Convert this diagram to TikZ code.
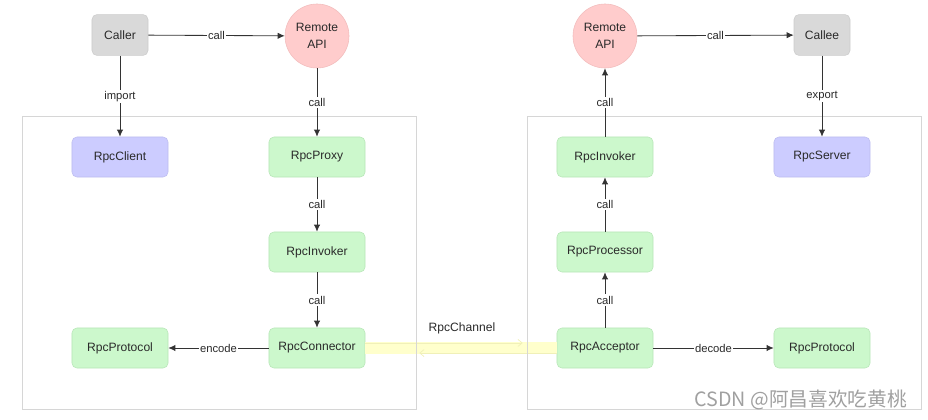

* * *

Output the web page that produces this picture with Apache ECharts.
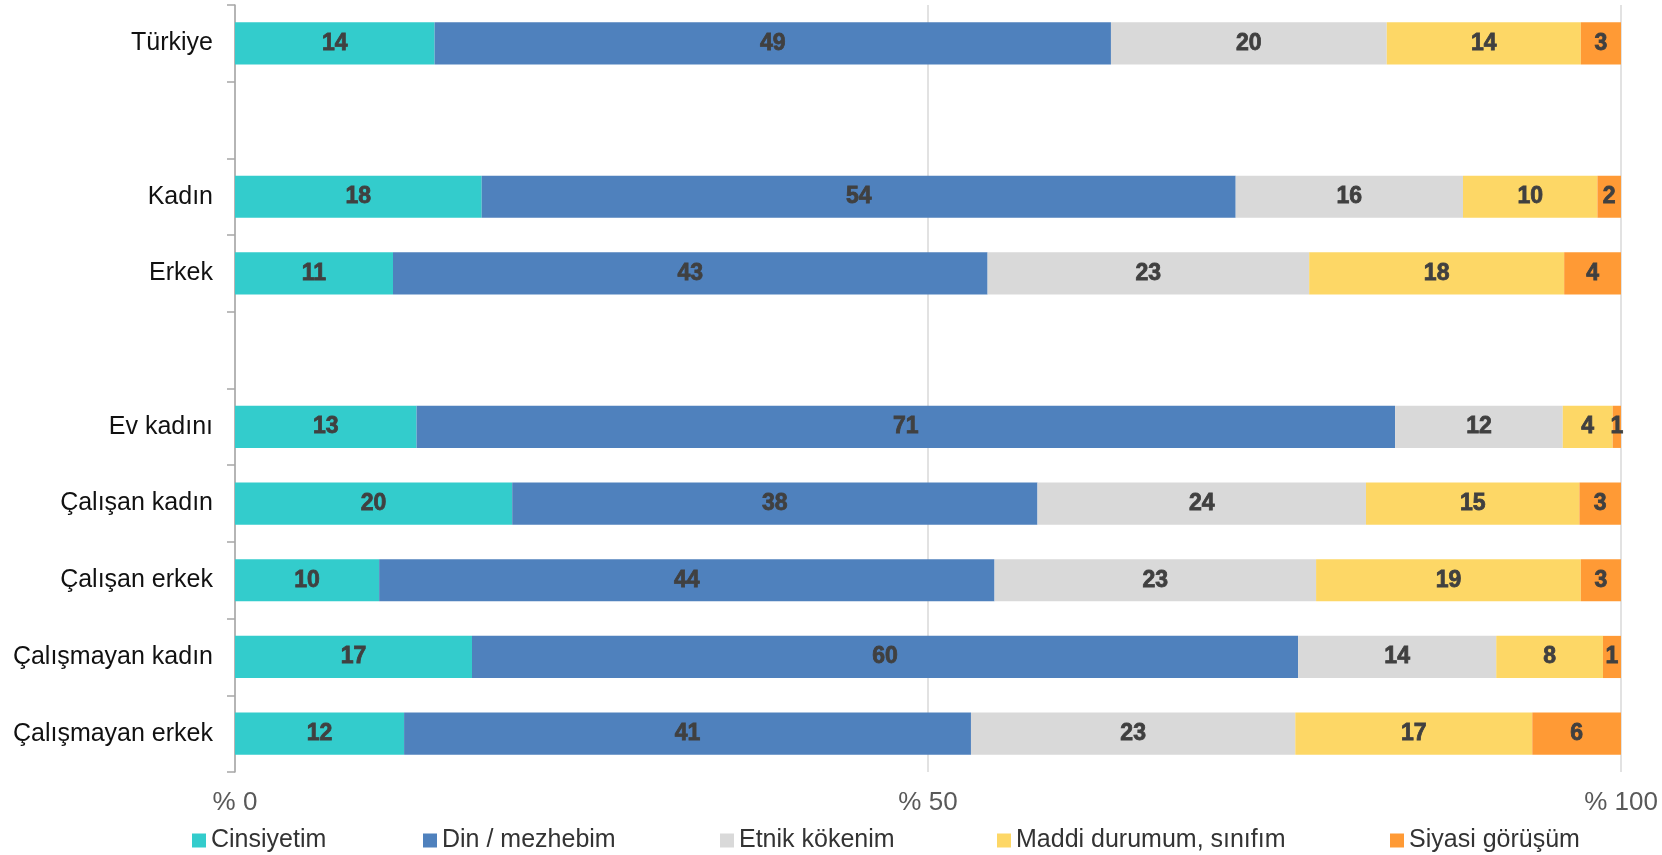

...

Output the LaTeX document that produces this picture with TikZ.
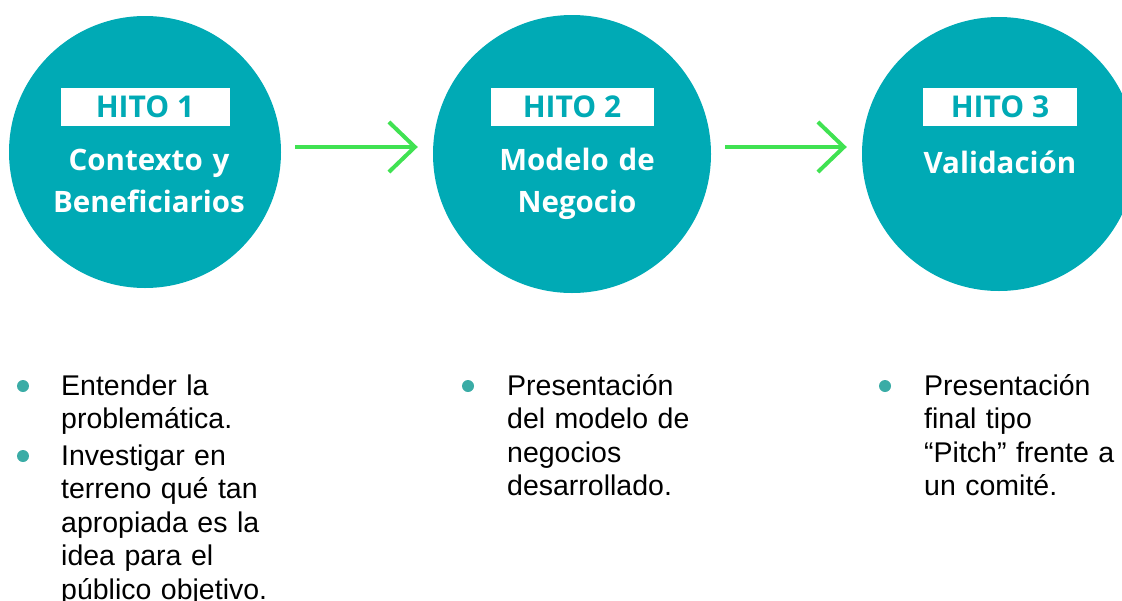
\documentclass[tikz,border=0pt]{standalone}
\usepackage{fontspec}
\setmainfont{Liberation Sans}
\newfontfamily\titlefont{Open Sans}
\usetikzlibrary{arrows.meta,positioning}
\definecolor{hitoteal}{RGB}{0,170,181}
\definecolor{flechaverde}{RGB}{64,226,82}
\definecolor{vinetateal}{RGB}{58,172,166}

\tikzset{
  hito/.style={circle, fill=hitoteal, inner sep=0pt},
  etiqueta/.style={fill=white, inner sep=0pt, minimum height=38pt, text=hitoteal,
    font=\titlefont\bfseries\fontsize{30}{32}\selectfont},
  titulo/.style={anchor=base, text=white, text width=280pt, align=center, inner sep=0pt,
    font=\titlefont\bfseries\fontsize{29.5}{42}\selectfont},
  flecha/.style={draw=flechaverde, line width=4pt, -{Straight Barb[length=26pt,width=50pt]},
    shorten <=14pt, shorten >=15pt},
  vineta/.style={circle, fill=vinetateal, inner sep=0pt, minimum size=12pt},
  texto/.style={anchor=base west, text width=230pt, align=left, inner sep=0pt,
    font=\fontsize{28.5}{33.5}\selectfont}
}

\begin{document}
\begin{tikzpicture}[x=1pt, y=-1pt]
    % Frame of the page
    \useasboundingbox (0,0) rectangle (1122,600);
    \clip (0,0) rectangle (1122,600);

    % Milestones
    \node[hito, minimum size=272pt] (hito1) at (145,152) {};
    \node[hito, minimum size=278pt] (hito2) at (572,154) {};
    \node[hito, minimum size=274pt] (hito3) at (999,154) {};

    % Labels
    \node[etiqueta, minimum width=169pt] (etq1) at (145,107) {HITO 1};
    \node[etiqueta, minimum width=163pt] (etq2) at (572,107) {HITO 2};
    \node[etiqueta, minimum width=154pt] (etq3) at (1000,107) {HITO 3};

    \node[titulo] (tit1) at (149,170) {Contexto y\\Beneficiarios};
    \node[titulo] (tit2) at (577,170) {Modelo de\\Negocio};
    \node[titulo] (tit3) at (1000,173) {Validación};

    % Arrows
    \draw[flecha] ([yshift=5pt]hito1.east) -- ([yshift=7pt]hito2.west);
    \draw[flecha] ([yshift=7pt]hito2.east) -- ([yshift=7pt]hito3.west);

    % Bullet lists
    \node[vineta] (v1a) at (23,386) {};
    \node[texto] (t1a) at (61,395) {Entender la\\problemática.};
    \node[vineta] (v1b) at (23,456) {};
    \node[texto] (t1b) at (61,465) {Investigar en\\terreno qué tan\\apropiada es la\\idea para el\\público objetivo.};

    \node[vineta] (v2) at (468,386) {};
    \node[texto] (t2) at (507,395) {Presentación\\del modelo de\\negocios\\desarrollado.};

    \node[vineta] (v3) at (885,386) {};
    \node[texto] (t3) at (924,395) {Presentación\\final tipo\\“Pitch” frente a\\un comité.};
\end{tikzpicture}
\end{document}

- WORK TO BE COMPLETED
From the entries above, copy each line holding "page".

- WRITTEN SOLUTION
Output the web page that produces this picture with Apache ECharts.
    % Frame of the page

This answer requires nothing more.